Set the listing down unchanged, minus every embedded image.
****
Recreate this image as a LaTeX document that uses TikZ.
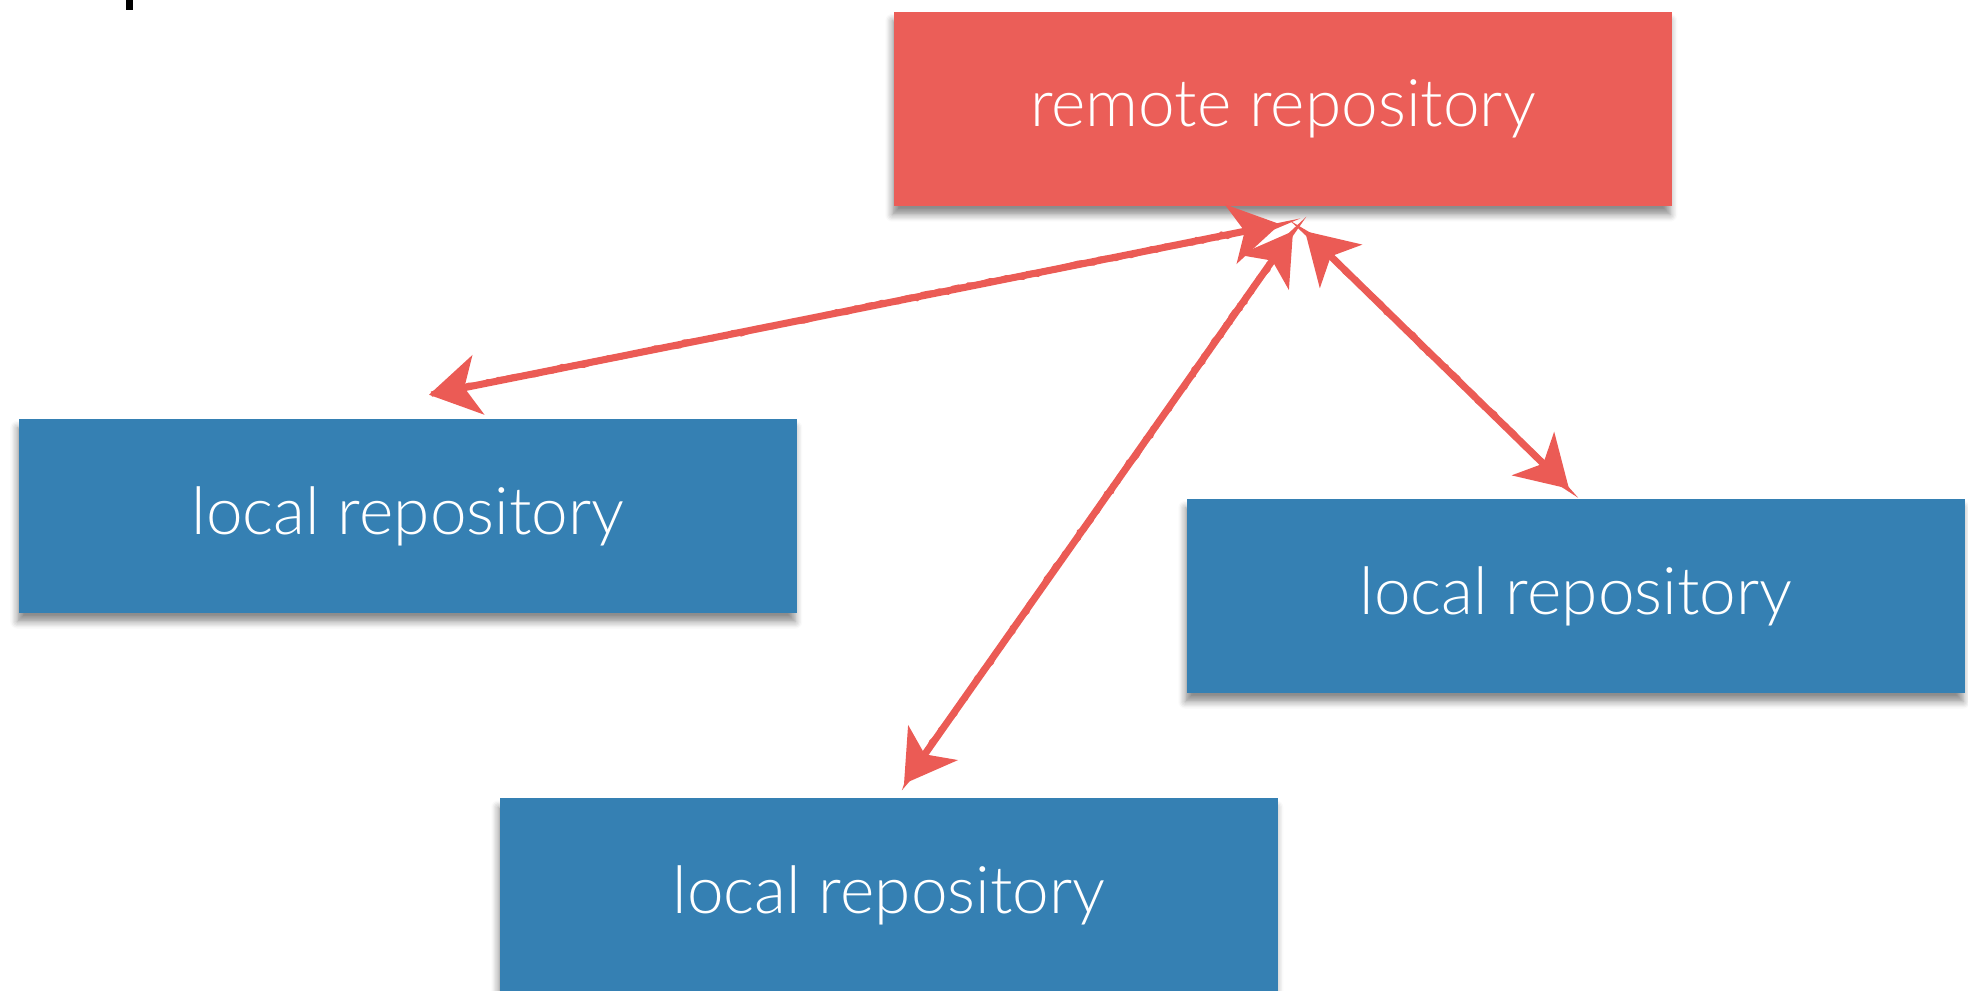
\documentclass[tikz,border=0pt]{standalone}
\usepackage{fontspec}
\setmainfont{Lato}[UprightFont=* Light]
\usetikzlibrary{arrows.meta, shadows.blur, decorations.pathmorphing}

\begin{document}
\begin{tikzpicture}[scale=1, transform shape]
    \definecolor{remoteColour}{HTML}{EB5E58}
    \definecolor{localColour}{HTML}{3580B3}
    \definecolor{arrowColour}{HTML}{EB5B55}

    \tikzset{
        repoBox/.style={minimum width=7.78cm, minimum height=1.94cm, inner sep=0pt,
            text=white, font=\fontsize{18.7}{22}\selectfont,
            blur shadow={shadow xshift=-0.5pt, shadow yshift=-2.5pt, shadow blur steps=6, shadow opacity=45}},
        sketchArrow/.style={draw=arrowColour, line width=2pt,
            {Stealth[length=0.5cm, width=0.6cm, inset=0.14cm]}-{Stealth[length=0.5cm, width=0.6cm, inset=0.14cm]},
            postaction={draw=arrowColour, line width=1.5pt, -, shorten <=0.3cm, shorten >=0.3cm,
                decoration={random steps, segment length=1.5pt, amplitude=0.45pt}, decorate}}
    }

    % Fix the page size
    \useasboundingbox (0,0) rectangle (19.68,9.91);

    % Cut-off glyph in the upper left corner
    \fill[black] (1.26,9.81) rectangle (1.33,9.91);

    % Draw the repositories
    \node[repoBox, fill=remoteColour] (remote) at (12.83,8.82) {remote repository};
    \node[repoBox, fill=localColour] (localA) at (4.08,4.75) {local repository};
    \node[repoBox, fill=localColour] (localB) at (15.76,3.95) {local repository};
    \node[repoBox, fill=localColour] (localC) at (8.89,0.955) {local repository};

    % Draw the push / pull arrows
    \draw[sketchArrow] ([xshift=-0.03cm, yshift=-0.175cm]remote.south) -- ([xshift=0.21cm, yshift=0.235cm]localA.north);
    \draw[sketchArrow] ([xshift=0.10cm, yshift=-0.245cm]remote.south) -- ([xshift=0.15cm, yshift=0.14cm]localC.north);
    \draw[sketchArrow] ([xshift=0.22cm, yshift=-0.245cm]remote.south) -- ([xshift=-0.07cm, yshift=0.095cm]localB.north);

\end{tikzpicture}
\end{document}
****
### [Problem solution]
Recreate this image as a LaTeX document that uses TikZ.
\documentclass[tikz,border=0pt]{standalone}
\usepackage{fontspec}
\setmainfont{Lato}[UprightFont=* Light]
\usetikzlibrary{arrows.meta, shadows.blur, decorations.pathmorphing}

\begin{document}
\begin{tikzpicture}[scale=1, transform shape]
    \definecolor{remoteColour}{HTML}{EB5E58}
    \definecolor{localColour}{HTML}{3580B3}
    \definecolor{arrowColour}{HTML}{EB5B55}

    \tikzset{
        repoBox/.style={minimum width=7.78cm, minimum height=1.94cm, inner sep=0pt,
            text=white, font=\fontsize{18.7}{22}\selectfont,
            blur shadow={shadow xshift=-0.5pt, shadow yshift=-2.5pt, shadow blur steps=6, shadow opacity=45}},
        sketchArrow/.style={draw=arrowColour, line width=2pt,
            {Stealth[length=0.5cm, width=0.6cm, inset=0.14cm]}-{Stealth[length=0.5cm, width=0.6cm, inset=0.14cm]},
            postaction={draw=arrowColour, line width=1.5pt, -, shorten <=0.3cm, shorten >=0.3cm,
                decoration={random steps, segment length=1.5pt, amplitude=0.45pt}, decorate}}
    }

    % Fix the page size
    \useasboundingbox (0,0) rectangle (19.68,9.91);

    % Cut-off glyph in the upper left corner
    \fill[black] (1.26,9.81) rectangle (1.33,9.91);

    % Draw the repositories
    \node[repoBox, fill=remoteColour] (remote) at (12.83,8.82) {remote repository};
    \node[repoBox, fill=localColour] (localA) at (4.08,4.75) {local repository};
    \node[repoBox, fill=localColour] (localB) at (15.76,3.95) {local repository};
    \node[repoBox, fill=localColour] (localC) at (8.89,0.955) {local repository};

    % Draw the push / pull arrows
    \draw[sketchArrow] ([xshift=-0.03cm, yshift=-0.175cm]remote.south) -- ([xshift=0.21cm, yshift=0.235cm]localA.north);
    \draw[sketchArrow] ([xshift=0.10cm, yshift=-0.245cm]remote.south) -- ([xshift=0.15cm, yshift=0.14cm]localC.north);
    \draw[sketchArrow] ([xshift=0.22cm, yshift=-0.245cm]remote.south) -- ([xshift=-0.07cm, yshift=0.095cm]localB.north);

\end{tikzpicture}
\end{document}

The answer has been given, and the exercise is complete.